◆ **What you have to do**: Retype each line of the material exactly, please, skipping any picture in it.

--- begin Data ---

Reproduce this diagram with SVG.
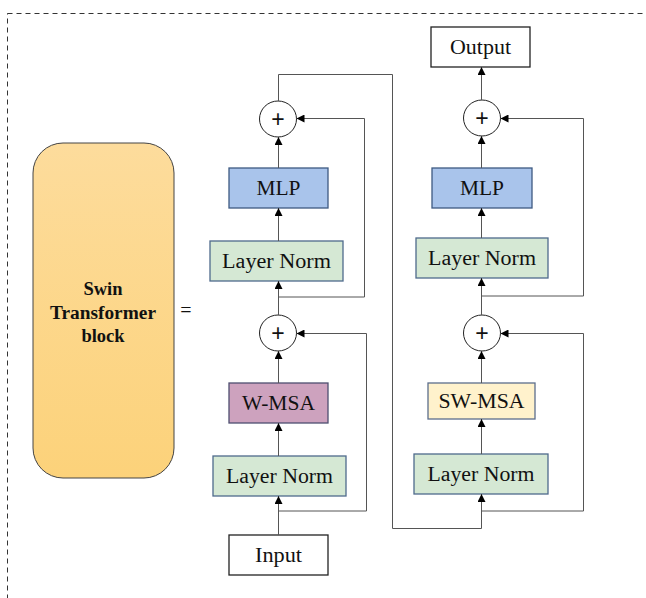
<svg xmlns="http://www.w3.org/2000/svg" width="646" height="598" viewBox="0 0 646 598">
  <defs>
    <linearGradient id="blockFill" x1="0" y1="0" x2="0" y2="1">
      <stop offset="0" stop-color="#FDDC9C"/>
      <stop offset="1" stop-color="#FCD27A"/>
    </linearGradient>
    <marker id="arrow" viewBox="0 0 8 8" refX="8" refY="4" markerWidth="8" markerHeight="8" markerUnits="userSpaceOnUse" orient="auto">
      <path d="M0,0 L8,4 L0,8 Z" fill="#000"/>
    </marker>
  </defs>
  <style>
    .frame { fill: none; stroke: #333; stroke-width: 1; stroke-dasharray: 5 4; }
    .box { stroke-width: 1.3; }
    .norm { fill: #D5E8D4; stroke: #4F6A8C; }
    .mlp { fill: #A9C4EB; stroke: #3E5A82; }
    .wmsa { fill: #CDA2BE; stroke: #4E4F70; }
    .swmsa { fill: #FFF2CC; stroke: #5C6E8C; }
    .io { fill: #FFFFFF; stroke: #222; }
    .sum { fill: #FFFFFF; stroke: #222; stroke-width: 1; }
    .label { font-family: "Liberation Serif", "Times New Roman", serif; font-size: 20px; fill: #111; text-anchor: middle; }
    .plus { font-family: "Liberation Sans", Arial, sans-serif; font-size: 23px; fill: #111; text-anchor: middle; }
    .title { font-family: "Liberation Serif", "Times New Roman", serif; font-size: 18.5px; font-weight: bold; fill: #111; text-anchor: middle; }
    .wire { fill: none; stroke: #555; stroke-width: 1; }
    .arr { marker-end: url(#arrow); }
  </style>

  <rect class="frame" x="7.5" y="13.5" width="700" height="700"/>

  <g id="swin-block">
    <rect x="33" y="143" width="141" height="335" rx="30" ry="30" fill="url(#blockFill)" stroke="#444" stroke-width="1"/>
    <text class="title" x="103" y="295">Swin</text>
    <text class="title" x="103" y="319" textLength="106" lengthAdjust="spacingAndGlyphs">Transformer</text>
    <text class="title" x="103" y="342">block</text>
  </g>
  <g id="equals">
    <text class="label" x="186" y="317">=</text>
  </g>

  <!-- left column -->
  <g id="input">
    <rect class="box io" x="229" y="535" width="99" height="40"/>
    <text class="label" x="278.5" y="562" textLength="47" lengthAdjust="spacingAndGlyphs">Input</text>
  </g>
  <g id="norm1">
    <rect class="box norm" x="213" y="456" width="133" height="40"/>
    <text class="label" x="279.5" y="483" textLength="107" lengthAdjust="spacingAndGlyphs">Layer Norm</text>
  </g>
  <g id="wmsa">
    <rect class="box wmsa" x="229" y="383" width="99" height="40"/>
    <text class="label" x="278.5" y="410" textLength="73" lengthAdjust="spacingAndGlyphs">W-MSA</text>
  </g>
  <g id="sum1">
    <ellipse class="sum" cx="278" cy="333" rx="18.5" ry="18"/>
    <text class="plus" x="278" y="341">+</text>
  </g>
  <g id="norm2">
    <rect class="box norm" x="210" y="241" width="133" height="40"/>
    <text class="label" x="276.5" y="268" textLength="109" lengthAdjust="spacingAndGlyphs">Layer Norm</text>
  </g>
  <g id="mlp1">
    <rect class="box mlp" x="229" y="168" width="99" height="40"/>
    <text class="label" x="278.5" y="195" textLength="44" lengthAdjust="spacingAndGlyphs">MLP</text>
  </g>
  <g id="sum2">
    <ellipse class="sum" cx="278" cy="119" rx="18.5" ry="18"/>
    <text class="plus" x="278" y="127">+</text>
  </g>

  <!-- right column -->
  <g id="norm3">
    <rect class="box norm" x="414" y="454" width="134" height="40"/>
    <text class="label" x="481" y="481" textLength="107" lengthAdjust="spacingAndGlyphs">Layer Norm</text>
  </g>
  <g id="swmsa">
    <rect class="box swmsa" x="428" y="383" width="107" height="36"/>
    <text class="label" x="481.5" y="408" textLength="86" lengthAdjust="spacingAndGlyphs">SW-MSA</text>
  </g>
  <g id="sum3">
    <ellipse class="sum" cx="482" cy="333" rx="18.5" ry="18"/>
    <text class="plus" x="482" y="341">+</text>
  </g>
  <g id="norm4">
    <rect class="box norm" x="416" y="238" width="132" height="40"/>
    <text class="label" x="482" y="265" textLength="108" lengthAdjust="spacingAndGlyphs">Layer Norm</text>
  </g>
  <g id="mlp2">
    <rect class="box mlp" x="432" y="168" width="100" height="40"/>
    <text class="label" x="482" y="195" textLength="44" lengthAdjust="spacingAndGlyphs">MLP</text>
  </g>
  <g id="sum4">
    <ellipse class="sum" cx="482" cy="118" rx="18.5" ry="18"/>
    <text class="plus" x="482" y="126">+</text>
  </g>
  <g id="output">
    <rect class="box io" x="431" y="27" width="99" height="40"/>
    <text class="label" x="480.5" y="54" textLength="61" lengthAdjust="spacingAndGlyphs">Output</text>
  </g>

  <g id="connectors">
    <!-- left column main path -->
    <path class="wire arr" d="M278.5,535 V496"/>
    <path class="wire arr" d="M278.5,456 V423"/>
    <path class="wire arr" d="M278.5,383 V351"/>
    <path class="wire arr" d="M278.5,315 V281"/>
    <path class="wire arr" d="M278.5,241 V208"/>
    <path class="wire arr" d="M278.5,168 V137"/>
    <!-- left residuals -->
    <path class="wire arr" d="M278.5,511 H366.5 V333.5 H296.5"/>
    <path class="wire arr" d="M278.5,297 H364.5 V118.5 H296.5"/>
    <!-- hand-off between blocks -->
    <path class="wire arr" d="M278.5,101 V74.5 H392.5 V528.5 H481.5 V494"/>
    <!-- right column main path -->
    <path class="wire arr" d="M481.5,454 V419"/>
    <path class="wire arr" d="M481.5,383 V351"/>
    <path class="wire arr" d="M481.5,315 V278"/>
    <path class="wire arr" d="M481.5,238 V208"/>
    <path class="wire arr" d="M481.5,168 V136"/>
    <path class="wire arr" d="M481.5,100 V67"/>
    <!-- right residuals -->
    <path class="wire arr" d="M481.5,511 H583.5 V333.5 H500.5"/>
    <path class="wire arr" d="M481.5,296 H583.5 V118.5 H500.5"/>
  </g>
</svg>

--- end Data ---

◆ **Problem solution**:
Reproduce this diagram with SVG.
<svg xmlns="http://www.w3.org/2000/svg" width="646" height="598" viewBox="0 0 646 598">
  <defs>
    <linearGradient id="blockFill" x1="0" y1="0" x2="0" y2="1">
      <stop offset="0" stop-color="#FDDC9C"/>
      <stop offset="1" stop-color="#FCD27A"/>
    </linearGradient>
    <marker id="arrow" viewBox="0 0 8 8" refX="8" refY="4" markerWidth="8" markerHeight="8" markerUnits="userSpaceOnUse" orient="auto">
      <path d="M0,0 L8,4 L0,8 Z" fill="#000"/>
    </marker>
  </defs>
  <style>
    .frame { fill: none; stroke: #333; stroke-width: 1; stroke-dasharray: 5 4; }
    .box { stroke-width: 1.3; }
    .norm { fill: #D5E8D4; stroke: #4F6A8C; }
    .mlp { fill: #A9C4EB; stroke: #3E5A82; }
    .wmsa { fill: #CDA2BE; stroke: #4E4F70; }
    .swmsa { fill: #FFF2CC; stroke: #5C6E8C; }
    .io { fill: #FFFFFF; stroke: #222; }
    .sum { fill: #FFFFFF; stroke: #222; stroke-width: 1; }
    .label { font-family: "Liberation Serif", "Times New Roman", serif; font-size: 20px; fill: #111; text-anchor: middle; }
    .plus { font-family: "Liberation Sans", Arial, sans-serif; font-size: 23px; fill: #111; text-anchor: middle; }
    .title { font-family: "Liberation Serif", "Times New Roman", serif; font-size: 18.5px; font-weight: bold; fill: #111; text-anchor: middle; }
    .wire { fill: none; stroke: #555; stroke-width: 1; }
    .arr { marker-end: url(#arrow); }
  </style>

  <rect class="frame" x="7.5" y="13.5" width="700" height="700"/>

  <g id="swin-block">
    <rect x="33" y="143" width="141" height="335" rx="30" ry="30" fill="url(#blockFill)" stroke="#444" stroke-width="1"/>
    <text class="title" x="103" y="295">Swin</text>
    <text class="title" x="103" y="319" textLength="106" lengthAdjust="spacingAndGlyphs">Transformer</text>
    <text class="title" x="103" y="342">block</text>
  </g>
  <g id="equals">
    <text class="label" x="186" y="317">=</text>
  </g>

  <!-- left column -->
  <g id="input">
    <rect class="box io" x="229" y="535" width="99" height="40"/>
    <text class="label" x="278.5" y="562" textLength="47" lengthAdjust="spacingAndGlyphs">Input</text>
  </g>
  <g id="norm1">
    <rect class="box norm" x="213" y="456" width="133" height="40"/>
    <text class="label" x="279.5" y="483" textLength="107" lengthAdjust="spacingAndGlyphs">Layer Norm</text>
  </g>
  <g id="wmsa">
    <rect class="box wmsa" x="229" y="383" width="99" height="40"/>
    <text class="label" x="278.5" y="410" textLength="73" lengthAdjust="spacingAndGlyphs">W-MSA</text>
  </g>
  <g id="sum1">
    <ellipse class="sum" cx="278" cy="333" rx="18.5" ry="18"/>
    <text class="plus" x="278" y="341">+</text>
  </g>
  <g id="norm2">
    <rect class="box norm" x="210" y="241" width="133" height="40"/>
    <text class="label" x="276.5" y="268" textLength="109" lengthAdjust="spacingAndGlyphs">Layer Norm</text>
  </g>
  <g id="mlp1">
    <rect class="box mlp" x="229" y="168" width="99" height="40"/>
    <text class="label" x="278.5" y="195" textLength="44" lengthAdjust="spacingAndGlyphs">MLP</text>
  </g>
  <g id="sum2">
    <ellipse class="sum" cx="278" cy="119" rx="18.5" ry="18"/>
    <text class="plus" x="278" y="127">+</text>
  </g>

  <!-- right column -->
  <g id="norm3">
    <rect class="box norm" x="414" y="454" width="134" height="40"/>
    <text class="label" x="481" y="481" textLength="107" lengthAdjust="spacingAndGlyphs">Layer Norm</text>
  </g>
  <g id="swmsa">
    <rect class="box swmsa" x="428" y="383" width="107" height="36"/>
    <text class="label" x="481.5" y="408" textLength="86" lengthAdjust="spacingAndGlyphs">SW-MSA</text>
  </g>
  <g id="sum3">
    <ellipse class="sum" cx="482" cy="333" rx="18.5" ry="18"/>
    <text class="plus" x="482" y="341">+</text>
  </g>
  <g id="norm4">
    <rect class="box norm" x="416" y="238" width="132" height="40"/>
    <text class="label" x="482" y="265" textLength="108" lengthAdjust="spacingAndGlyphs">Layer Norm</text>
  </g>
  <g id="mlp2">
    <rect class="box mlp" x="432" y="168" width="100" height="40"/>
    <text class="label" x="482" y="195" textLength="44" lengthAdjust="spacingAndGlyphs">MLP</text>
  </g>
  <g id="sum4">
    <ellipse class="sum" cx="482" cy="118" rx="18.5" ry="18"/>
    <text class="plus" x="482" y="126">+</text>
  </g>
  <g id="output">
    <rect class="box io" x="431" y="27" width="99" height="40"/>
    <text class="label" x="480.5" y="54" textLength="61" lengthAdjust="spacingAndGlyphs">Output</text>
  </g>

  <g id="connectors">
    <!-- left column main path -->
    <path class="wire arr" d="M278.5,535 V496"/>
    <path class="wire arr" d="M278.5,456 V423"/>
    <path class="wire arr" d="M278.5,383 V351"/>
    <path class="wire arr" d="M278.5,315 V281"/>
    <path class="wire arr" d="M278.5,241 V208"/>
    <path class="wire arr" d="M278.5,168 V137"/>
    <!-- left residuals -->
    <path class="wire arr" d="M278.5,511 H366.5 V333.5 H296.5"/>
    <path class="wire arr" d="M278.5,297 H364.5 V118.5 H296.5"/>
    <!-- hand-off between blocks -->
    <path class="wire arr" d="M278.5,101 V74.5 H392.5 V528.5 H481.5 V494"/>
    <!-- right column main path -->
    <path class="wire arr" d="M481.5,454 V419"/>
    <path class="wire arr" d="M481.5,383 V351"/>
    <path class="wire arr" d="M481.5,315 V278"/>
    <path class="wire arr" d="M481.5,238 V208"/>
    <path class="wire arr" d="M481.5,168 V136"/>
    <path class="wire arr" d="M481.5,100 V67"/>
    <!-- right residuals -->
    <path class="wire arr" d="M481.5,511 H583.5 V333.5 H500.5"/>
    <path class="wire arr" d="M481.5,296 H583.5 V118.5 H500.5"/>
  </g>
</svg>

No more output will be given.